My five guidelines for evaluating a study

· by Brian Anderson · Read in about 5 min · (970 words) ·

I didn’t fully understand the added workload that comes with being an field (associate) editor. Don’t get me wrong, I’m loving the position, but in writing decision letters, I find that I’m often making similar observations regarding a study’s reported empirics, so I thought I’d crystalize my five primary guidelines for evaluating a study. These are in no particular order, they are equally weighted, and this list isn’t exhaustive of other important methodological contributions.

Oh, one important point. Nowhere on this list does ‘make a theoretical contribution’ appear. That’s on purpose, and the logic is simple. You can’t make a contribution with faulty science. Get the empirics tight, and then we can move on to framing and argumentation. John Antonakis summed it up best—“Research that is not rigorous simply cannot be relevant.”

1) How big was the sample?

Statistical power is certainly an issue, and small samples may simply be underpowered to detect small effects. That’s not really my concern though. The vast majority of published studies have statistically significant results, so failing to detect an effect isn’t the problem. The problem, as described much better by others, is that small effects in small samples are often more likely to appear as a function of noise than reflecting a true effect. What’s worse, the ‘false’ signal is likely to be inflated, making the type I error bigger. It’s always problematic to have studies with a low probability of replication, but in this case, it’s particularly bad because such studies can make it seem that the estimated effect is quite large when, in reality, if the effect exists at all it’s likely to be small. These studies just add noise to an already noisy literature.

2) How noisy are the measures?

Speaking of noise, measurement error is a particularly pernicious beast. In entrepreneurship and management research in general, we use a lot of proxy variables and latent constructs to capture phenomenon of interest. There is nothing wrong with this, so long as there is an adequate discussion of construct (proxy) validity. What I’m concerned about specifically is measurement error and it’s impact on structural parameters. Measurement error is effectively omitted variable bias (endogeneity), which renders parameter estimates inconsistent—no matter how big you make the sample, the estimates will always be wrong. This is particularly concerning in mediation models and in moderation models. Mediation generally assumes the mediator is error free, and in moderation, the reliability of the interaction term (xm) is the product of the lower order reliabilities—it’s always going to be lower then the constituent terms. So if the measures were noisy to begin with, the moderator will be even worse.

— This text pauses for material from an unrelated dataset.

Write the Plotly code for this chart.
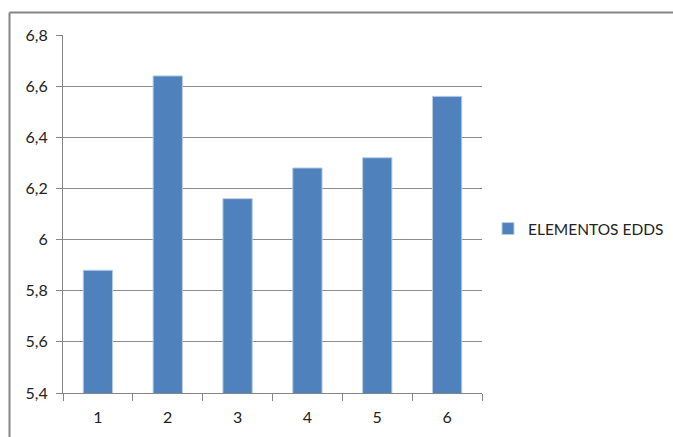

3) Was there a manipulation of x?

As Paul Holland noted, there is no causation without manipulation. Experimental designs, natural or otherwise, are not as common in entrepreneurship and strategy research as they need to be. Given that we deal largely with observational data, we can never make the claim that selection effects and other omitted variables are not materially influencing a given model. That means in any paper without a manipulation, the bar is high for the author(s) to demonstrate that endogeneity has been thoroughly addressed. 2SLS, regression discontinuity, blocking, and other related designs are all fine from my perspective assuming they are well done, but something must be there to show that the author(s) are recovering consistent parameter estimates.

4) Does the researcher have skin in the game (confirmation bias)?

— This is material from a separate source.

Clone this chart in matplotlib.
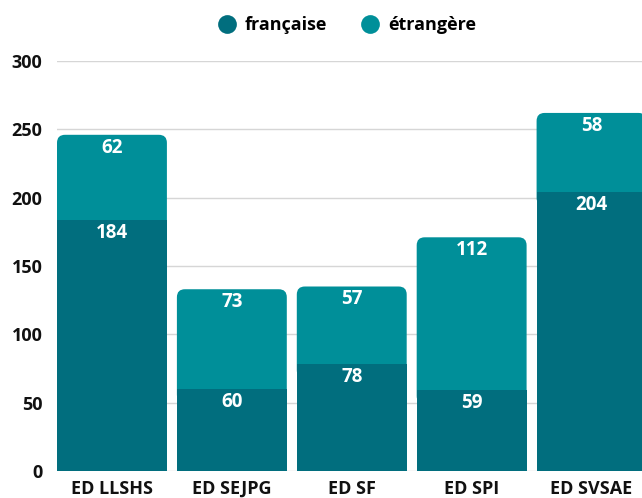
import matplotlib
matplotlib.use("Agg")
import matplotlib.pyplot as plt
from matplotlib.patches import FancyBboxPatch
from matplotlib.lines import Line2D

# data
categories = ["ED LLSHS", "ED SEJPG", "ED SF", "ED SPI", "ED SVSAE"]
francaise = [184, 60, 78, 59, 204]
etrangere = [62, 73, 57, 112, 58]

col_fr = "#016e7e"
col_et = "#008f99"

plt.rcParams["font.family"] = ["Open Sans", "DejaVu Sans"]
plt.rcParams["font.weight"] = "bold"

W, H = 642, 498
fig = plt.figure(figsize=(W / 100, H / 100), dpi=100)
# axes: x from 57 to 642 px, y from 471 (0) to 61 (300)
ax = fig.add_axes([57 / W, (H - 471) / H, (642 - 57) / W, (471 - 61) / H])

width = 110 / 120
x = list(range(len(categories)))
ax.set_xlim(-width / 2, 4 + (642 - 591.5) / 120)
ax.set_ylim(0, 300)

# y-units per pixel vs x-units per pixel, for round corners
px_x = 1 / 120
px_y = 300 / 410
radius = 8 * px_x
aspect = px_y / px_x

for i, (f, e) in enumerate(zip(francaise, etrangere)):
    # top segment with rounded top corners, extended down behind bottom bar
    top = f + e
    patch = FancyBboxPatch((i - width / 2, f - 10), width, top - (f - 10),
                           boxstyle=f"round,pad=0,rounding_size={radius}",
                           mutation_aspect=aspect, facecolor=col_et,
                           edgecolor="none", zorder=2)
    ax.add_patch(patch)

ax.bar(x, francaise, width=width, color=col_fr, zorder=3, linewidth=0)

for i, (f, e) in enumerate(zip(francaise, etrangere)):
    ax.text(i, f - 13 * px_y, str(f), ha="center", va="center",
            color="white", fontsize=13.5, fontweight="bold", zorder=4)
    ax.text(i, f + e - 13 * px_y, str(e), ha="center", va="center",
            color="white", fontsize=13.5, fontweight="bold", zorder=4)

ax.set_yticks([0, 50, 100, 150, 200, 250, 300])
ax.set_xticks(x)
ax.set_xticklabels(categories)
ax.tick_params(axis="both", length=0, labelsize=13)
ax.tick_params(axis="y", pad=10.5)
ax.tick_params(axis="x", pad=6.5)
for lab in ax.get_xticklabels() + ax.get_yticklabels():
    lab.set_fontweight("bold")
    lab.set_color("#111111")
ax.yaxis.grid(True, color="#d6d6d6", linewidth=1, zorder=0)
ax.set_axisbelow(True)
for s in ax.spines.values():
    s.set_visible(False)

handles = [Line2D([], [], marker="o", linestyle="none", markersize=13.5,
                  markerfacecolor=col_fr, markeredgecolor="none"),
           Line2D([], [], marker="o", linestyle="none", markersize=13.5,
                  markerfacecolor=col_et, markeredgecolor="none")]
fig.legend(handles, ["française", "étrangère"], loc="center",
           bbox_to_anchor=(347 / W, 1 - 25 / H), ncol=2, frameon=False,
           prop={"weight": "bold", "size": 13}, handletextpad=0.5,
           columnspacing=1.9, handlelength=1.0)

fig.savefig("out.png", dpi=100)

To be clear, I’m not talking necessary about the influence of grant/funding providers, etc. I’m talking in about confirmation bias—the extent to which a researcher seeks out information that conforms to his/her world view. In my own area of strategic entrepreneurship, there is a strong consensus (world view) that firms that are entrepreneurial outperform conservatively managed firms. There’s quite a bit of evidence to support that claim, but it also makes it less likely that someone with that world view is willing to accept evidence that entrepreneurial firms don’t outperform a non-entrepreneurial firm. I’ve got skin in the pro-entrepreneurship game, so I’m subject to confirmation bias. The bigger problem as I see it that researchers with a strong normative bias towards a given conclusion are less likely to critically analyze their results, and more concerning, may be more likely to utilize researcher degrees of freedom to ensure a p < .05 result. To be clear, it’s not about accusing an author of having confirmation bias, rather it’s a conditional probability—the probability of engaging in researcher degrees of freedom is higher for a given researcher with skin in the game on the study’s topic.

5) What is the margin of error for the prediction?

As a field, we don’t pay close enough attention to standard errors. I’m not in the camp that we need to show that a given effect is practically significant. I think that this standard actually encourages researcher degrees of freedom. The better standard is to just be honest about a consistently estimated effect size, which in entrepreneurship and management, is likely to be small. So better to be accurate, than to be practically important. That said, particularly with small samples and noisy measures, the resulting confidence intervals become even more important. We generally just dichotomize hypotheses in entrepreneurship—there is a positive effect of x on y—but effect sizes and standard errors matter a lot for replications and meta-analyses. So, the margin of error around the estimate is particularly important for me—the bigger the range, the less useful the prediction for science.

One of the things I’ve found from my own methodological awakening is how helpful these criteria are for evaluating my own research. It’s a check, if you will, on my own biases and excitement over promising early stage results, and I’m going to be using these more in my decision letters and reviews.